Children take in the world slowly and deeply. When they are given space, they process experiences emotionally, physically, and internally. A child staring out a window may be thinking, feeling, or simply noticing something that matters to them. A child sitting silently after a story may be integrating something they don’t have words for.

These moments aren’t empty. They’re full.

Spiritual development shows up in these pauses. It lives in stillness, reflection, and unhurried time. When children are constantly moved along to the next activity or expectation, they lose opportunities to connect with themselves. When we allow quiet without rushing to explain or redirect, we send a powerful message: your inner experience matters.

Not every moment needs to be productive. Not every pause needs a purpose.

When educators protect quiet moments, children learn that it’s okay to slow down, to feel, and to be present. They learn that their inner world is worthy of attention. Over time, this builds self-awareness, conscious awareness, and a sense of inner peace that no worksheet or lesson could ever teach.

Sometimes the most meaningful thing we can do is simply allow the moment to be what it is.
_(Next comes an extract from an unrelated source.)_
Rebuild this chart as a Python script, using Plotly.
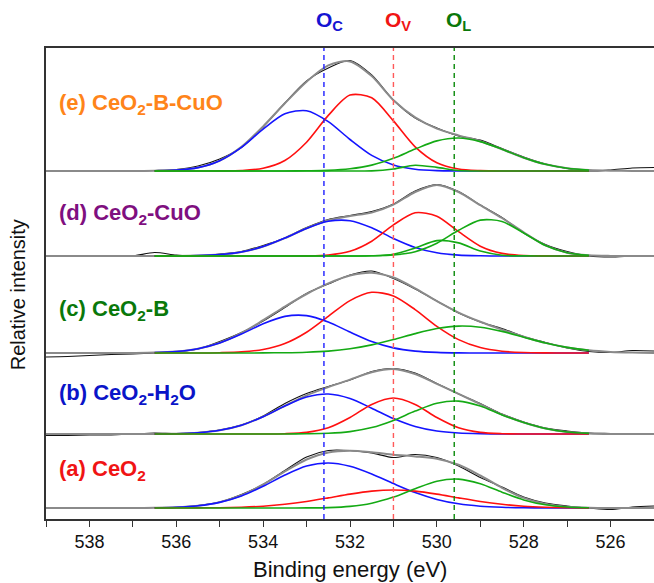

 When Behavior Is a Message, Not a Problem

by Cindi Schtierman

So much of early childhood education is focused on behavior. We label it, track it, manage it, and try to fix it. But over time, I’ve learned that behavior is rarely the actual issue. More often, it’s a message.
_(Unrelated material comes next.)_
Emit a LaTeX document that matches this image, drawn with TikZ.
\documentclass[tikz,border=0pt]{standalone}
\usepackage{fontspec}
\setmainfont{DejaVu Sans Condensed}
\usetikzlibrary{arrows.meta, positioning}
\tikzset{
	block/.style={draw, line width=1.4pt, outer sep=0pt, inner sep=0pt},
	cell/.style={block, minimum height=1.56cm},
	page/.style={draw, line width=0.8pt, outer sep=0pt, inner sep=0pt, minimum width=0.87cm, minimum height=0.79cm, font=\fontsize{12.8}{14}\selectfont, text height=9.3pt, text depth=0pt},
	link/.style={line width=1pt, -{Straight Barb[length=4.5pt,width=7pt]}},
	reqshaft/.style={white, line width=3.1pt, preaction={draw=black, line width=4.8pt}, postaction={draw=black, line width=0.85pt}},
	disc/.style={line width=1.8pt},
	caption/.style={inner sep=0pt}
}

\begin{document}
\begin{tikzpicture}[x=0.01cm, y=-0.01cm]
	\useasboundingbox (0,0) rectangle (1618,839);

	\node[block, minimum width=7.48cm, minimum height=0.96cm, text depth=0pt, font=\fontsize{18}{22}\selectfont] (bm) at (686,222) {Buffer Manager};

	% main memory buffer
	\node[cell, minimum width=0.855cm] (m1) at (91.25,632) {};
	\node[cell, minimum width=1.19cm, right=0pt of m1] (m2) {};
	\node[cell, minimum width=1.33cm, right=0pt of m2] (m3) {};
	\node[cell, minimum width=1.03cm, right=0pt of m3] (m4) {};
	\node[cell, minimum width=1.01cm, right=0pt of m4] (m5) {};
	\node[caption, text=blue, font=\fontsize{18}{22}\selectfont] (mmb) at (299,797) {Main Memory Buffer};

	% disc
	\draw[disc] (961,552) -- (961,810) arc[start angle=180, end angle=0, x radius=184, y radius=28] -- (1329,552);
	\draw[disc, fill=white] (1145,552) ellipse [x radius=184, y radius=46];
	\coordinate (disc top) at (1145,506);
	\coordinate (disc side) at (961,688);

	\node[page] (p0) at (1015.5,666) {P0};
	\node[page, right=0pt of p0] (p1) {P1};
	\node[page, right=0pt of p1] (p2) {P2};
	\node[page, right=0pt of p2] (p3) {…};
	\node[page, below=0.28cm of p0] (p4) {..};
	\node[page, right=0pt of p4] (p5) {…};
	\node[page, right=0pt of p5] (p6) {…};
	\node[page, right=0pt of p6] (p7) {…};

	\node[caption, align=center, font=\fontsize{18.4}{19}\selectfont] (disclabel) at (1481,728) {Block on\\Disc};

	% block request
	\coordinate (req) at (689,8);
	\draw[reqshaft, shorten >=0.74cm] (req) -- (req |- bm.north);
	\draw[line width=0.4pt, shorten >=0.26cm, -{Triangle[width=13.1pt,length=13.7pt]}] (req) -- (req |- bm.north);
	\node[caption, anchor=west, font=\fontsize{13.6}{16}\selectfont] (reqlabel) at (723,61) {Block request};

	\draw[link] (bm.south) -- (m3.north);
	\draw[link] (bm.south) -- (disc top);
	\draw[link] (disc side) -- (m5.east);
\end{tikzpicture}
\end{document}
Young children don’t yet have the language or awareness to explain what’s happening inside of them. When something feels overwhelming, confusing, or unsettling, it shows up through behavior. What we see on the outside can be a reflection of something unresolved on the inside.

A child who is acting out may be asking for connection.
A child who shuts down may be overwhelmed.
A child who refuses to participate may not feel safe enough to engage.

When we rush to correct behavior without understanding it, we miss the opportunity to support the child’s inner experience. Behavior isn’t something to control, it’s something to listen to.

This is where spiritual development quietly plays a role. When adults respond with curiosity instead of judgment, children begin to feel understood. When we pause and ask, “What is this child communicating?” rather than “How do I stop this behavior?” we shift from management to relationship.

Most children who feel emotionally understood don’t need to escalate to be seen.

When behavior is met with presence, compassion, and steady boundaries, children learn that their inner world matters as much as their outer world. Over time, this builds trust, self-awareness, and the ability to navigate emotions in healthier ways.